Homes and hands united
Bridging housing and labour struggles at McMaster University
Elliot Goodell Ugalde
Published in Issue 7.1 // The Long Read
Keywords: Tenant organizing, labour solidarity, McMaster University, housing justice, union-community alliances
Abstract:
This paper examines the strategic alliance between the Tenant Solidarity Working Group (TSWG)—a graduate-student tenant union—and CUPE Local 3906, representing Teaching Assistants (TAs) and Research Assistants (RAs) at McMaster University in Hamilton, Ontario. Situated within Hamilton’s ongoing economic shift from manufacturing, specifically steel production, toward increased real estate speculation, financialization, and intellectual labour, this study investigates whether tenant-labour collaborations provide an effective model for addressing systemic socio-economic inequalities in student housing. Utilizing Nancy Fraser’s analytical triad of recognition, redistribution, and representation, the research evaluates the potential and limitations of this collaboration in achieving tangible socio-economic justice outcomes for graduate tenants.
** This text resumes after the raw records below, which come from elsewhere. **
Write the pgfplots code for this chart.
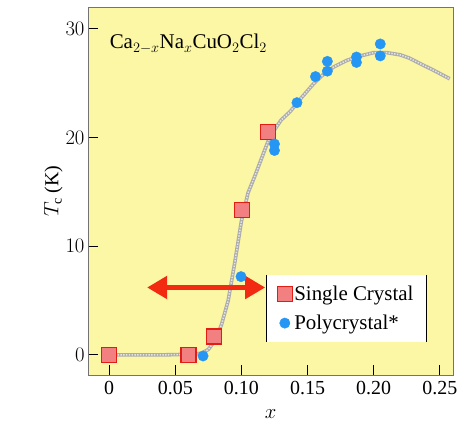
\documentclass[border=0pt]{standalone}
\usepackage{pgfplots}
\usepackage{pgfplotstable}
\pgfplotsset{compat=1.18}
\usepackage{fontspec}
\setmainfont{Liberation Serif}
\usetikzlibrary{arrows.meta}
\definecolor{bgyellow}{RGB}{251,247,164}
\definecolor{sqfill}{RGB}{242,128,128}
\definecolor{sqedge}{RGB}{226,30,20}
\definecolor{dotblue}{RGB}{38,150,245}
\definecolor{arrred}{RGB}{242,42,18}

\pgfplotstableread{
x y
0.000 0.0
0.020 0.0
0.040 0.0
0.060 0.05
0.070 0.15
0.075 0.5
0.080 1.3
0.085 2.8
0.090 5.0
0.095 8.5
0.100 12.3
0.105 14.9
0.110 16.4
0.115 18.0
0.120 19.6
0.125 20.7
0.130 21.6
0.137 22.4
0.145 23.6
0.155 25.0
0.162 25.8
0.170 26.5
0.180 27.1
0.190 27.5
0.200 27.8
0.210 27.8
0.220 27.6
0.227 27.3
0.235 26.8
0.245 26.2
0.2575 25.4
}\fitcurve

\pgfplotstableread{
x y
0.000 0.0
0.060 0.0
0.079 1.7
0.1005 13.3
0.120 20.5
}\single

\pgfplotstableread{
x y
0.071 -0.1
0.0997 7.2
0.125 19.4
0.125 18.8
0.142 23.2
0.156 25.6
0.165 26.1
0.165 27.0
0.187 26.9
0.187 27.4
0.205 28.6
0.205 27.5
}\poly

\begin{document}
\begin{tikzpicture}
\begin{axis}[
  at={(88bp,57bp)}, anchor=south west,
  scale only axis, width=365bp, height=368bp,
  xmin=-0.016, xmax=0.26, ymin=-1.85, ymax=32,
  axis background/.style={fill=bgyellow},
  axis line style={draw=black!55, line width=0.9bp},
  xtick={0,0.05,0.10,0.15,0.20,0.25},
  xticklabels={0,0.05,0.10,0.15,0.20,0.25},
  ytick={0,10,20,30},
  tick align=inside,
  xtick pos=bottom, ytick pos=left,
  tick style={black, line width=1bp},
  major tick length=10bp,
  tick label style={font=\fontsize{20}{24}\selectfont},
  xticklabel style={yshift=-3bp},
  xlabel={$x$}, ylabel={$T_{\mathrm{c}}$ (K)},
  label style={font=\fontsize{20}{24}\selectfont},
  xlabel style={yshift=-8bp},
  ylabel style={yshift=-4bp},
  legend style={at={(0.488,0.272)}, anchor=north west, draw=none, fill=white,
     font=\fontsize{21}{25}\selectfont, row sep=9bp, inner xsep=11bp, inner ysep=9bp,
     name=leg},
  legend cell align=left,
  clip=false,
]
\addplot[gray!65, line width=3.6bp, forget plot] table {\fitcurve};
\addplot[white!80!gray, line width=1.5bp, dash pattern=on 1.4bp off 1.4bp, forget plot] table {\fitcurve};
\addplot[arrred, line width=5bp, {Triangle[length=20bp,width=22bp]}-{Triangle[length=20bp,width=22bp]}, forget plot] coordinates {(0.0287,6.2) (0.118,6.2)};
\addplot[only marks, mark=square*, mark size=7.5bp, mark options={fill=sqfill, draw=sqedge, line width=1.2bp}] table {\single};
\addlegendentry{Single Crystal}
\addplot[only marks, mark=*, mark size=5.2bp, mark options={fill=dotblue, draw=dotblue}] table {\poly};
\addlegendentry{Polycrystal*}
\node[anchor=west, font=\fontsize{21}{24}\selectfont] at (rel axis cs:0.05,0.9) {Ca$_{2-x}$Na$_x$CuO$_2$Cl$_2$};
\end{axis}
\draw[black, line width=1.2bp] (leg.north west) -- (leg.south west);
\draw[black, line width=1.2bp] (leg.north east) -- (leg.south east);
\pgfresetboundingbox
\path (0,0) rectangle (464bp,432bp);
\end{tikzpicture}
\end{document}
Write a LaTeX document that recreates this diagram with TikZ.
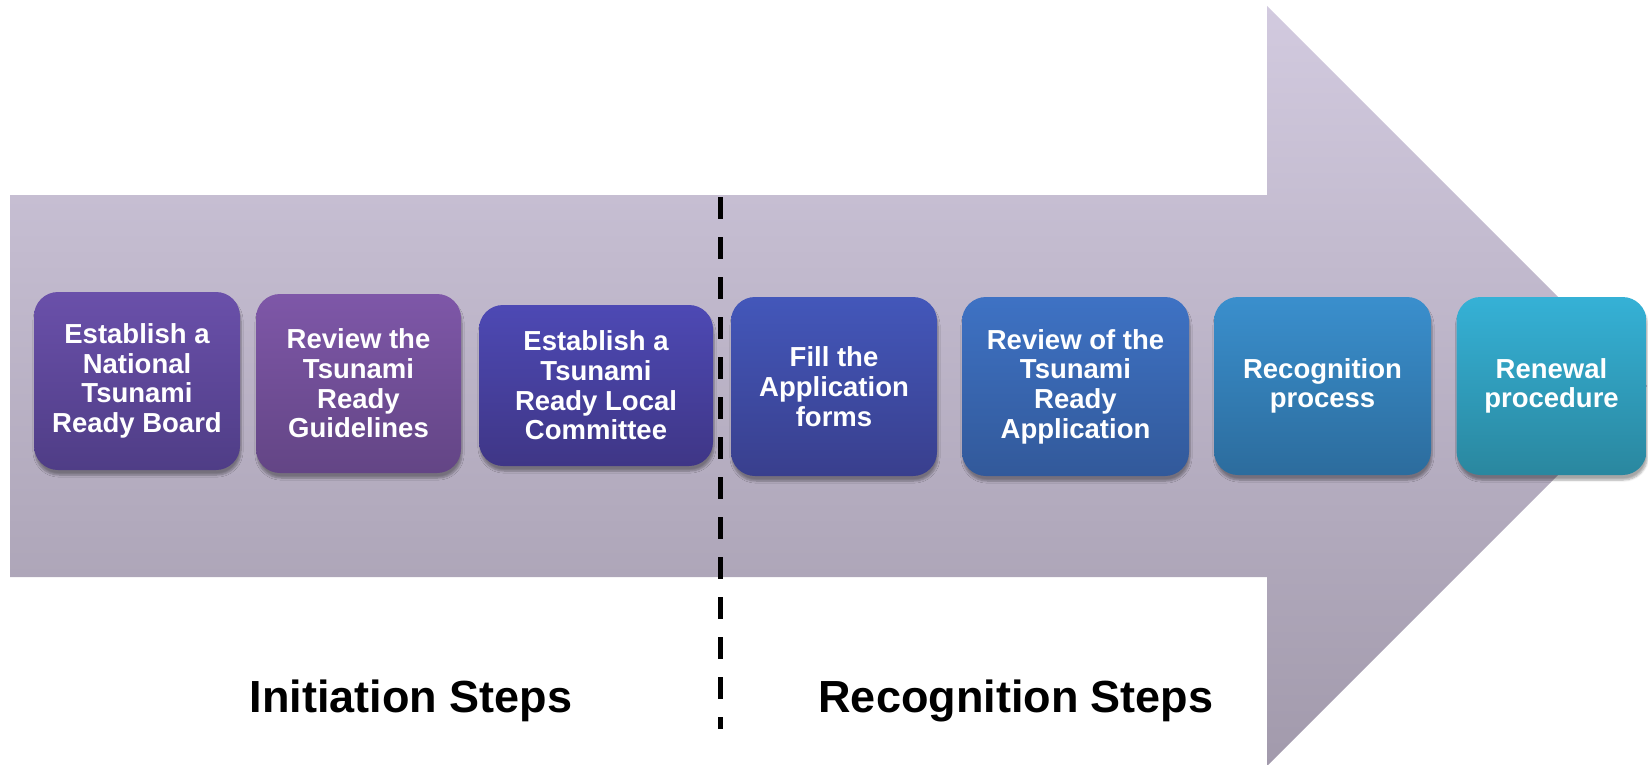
\documentclass[tikz,border=0pt]{standalone}
\usepackage{fontspec}
\setmainfont{Liberation Sans}
\usetikzlibrary{shadows.blur}
\definecolor{arrtop}{HTML}{D2CADF}
\definecolor{arrbot}{HTML}{A29AAC}
\definecolor{aT}{HTML}{6A50AA}\definecolor{aB}{HTML}{4F3D86}
\definecolor{bT}{HTML}{7E57A8}\definecolor{bB}{HTML}{634585}
\definecolor{cT}{HTML}{4D49B4}\definecolor{cB}{HTML}{3F3686}
\definecolor{dT}{HTML}{4357BA}\definecolor{dB}{HTML}{393F8D}
\definecolor{eT}{HTML}{3E72C4}\definecolor{eB}{HTML}{32599A}
\definecolor{fT}{HTML}{3A8FCD}\definecolor{fB}{HTML}{2C6C9D}
\definecolor{gT}{HTML}{35B1D6}\definecolor{gB}{HTML}{2A879F}
\tikzset{
  stepbox/.style={rounded corners=24pt, inner sep=0pt, align=center, text=white,
    font=\fontsize{27.5}{29.7}\selectfont\bfseries,
    blur shadow={shadow xshift=1pt, shadow yshift=-5pt, shadow blur steps=6, shadow opacity=35}},
  phase/.style={anchor=base, font=\fontsize{45}{50}\selectfont\bfseries, text=black}
}
\begin{document}
\begin{tikzpicture}[x=1pt,y=-1pt]
\useasboundingbox (0,0) rectangle (1648,765);
% big arrow
\path[top color=arrtop, bottom color=arrbot]
  (10,195) -- (1267,195) -- (1267,6) -- (1647,386) -- (1267,766) -- (1267,577) -- (10,577) -- cycle;
% dashed divider
\coordinate (dtop) at (720,197);
\coordinate (dbot) at (720,729);
\draw[line width=5pt, dash pattern=on 22pt off 18pt] (dtop) -- (dbot);
% step boxes
\node[stepbox, top color=aT, bottom color=aB, minimum width=206pt, minimum height=178pt] (s1) at (137,381)
  {Establish a\\National\\Tsunami\\Ready Board};
\node[stepbox, top color=bT, bottom color=bB, minimum width=205pt, minimum height=179pt] (s2) at (358.5,383.5)
  {Review the\\Tsunami\\Ready\\Guidelines};
\node[stepbox, top color=cT, bottom color=cB, minimum width=234pt, minimum height=161pt] (s3) at (596,385.5)
  {Establish a\\Tsunami\\Ready Local\\Committee};
\node[stepbox, top color=dT, bottom color=dB, minimum width=206pt, minimum height=179pt] (s4) at (834,386.5)
  {Fill the\\Application\\forms};
\node[stepbox, top color=eT, bottom color=eB, minimum width=227pt, minimum height=179pt] (s5) at (1075.5,386.5)
  {Review of the\\Tsunami\\Ready\\Application};
\node[stepbox, top color=fT, bottom color=fB, minimum width=217pt, minimum height=178pt] (s6) at (1322.5,386)
  {Recognition\\process};
\node[stepbox, top color=gT, bottom color=gB, minimum width=190pt, minimum height=178pt] (s7) at (1551.5,386)
  {Renewal\\procedure};
% phase labels
\node[phase] (ini) at (411,712) {Initiation Steps};
\node[phase] (rec) at (1016,712) {Recognition Steps};
\end{tikzpicture}
\end{document}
Through the lens of Fraser’s framework, the study identifies how tenant and labour activists mobilize recognition by contesting normative stigmatization of graduate renters; pursue redistribution through collective action that has yielded financial concessions such as rent reductions; and seek representation by demanding political inclusion within university administrative structures and broader public discourse. The analysis underscores that, despite Hamilton’s persistent identity as a major steel producer, the city’s gradual pivot toward real estate investment and intellectual labour exemplifies David Harvey’s concept of a “spatial fix,” redirecting surplus capital and labour into the university sector, thus complicating the intersection of housing affordability and labour precarity.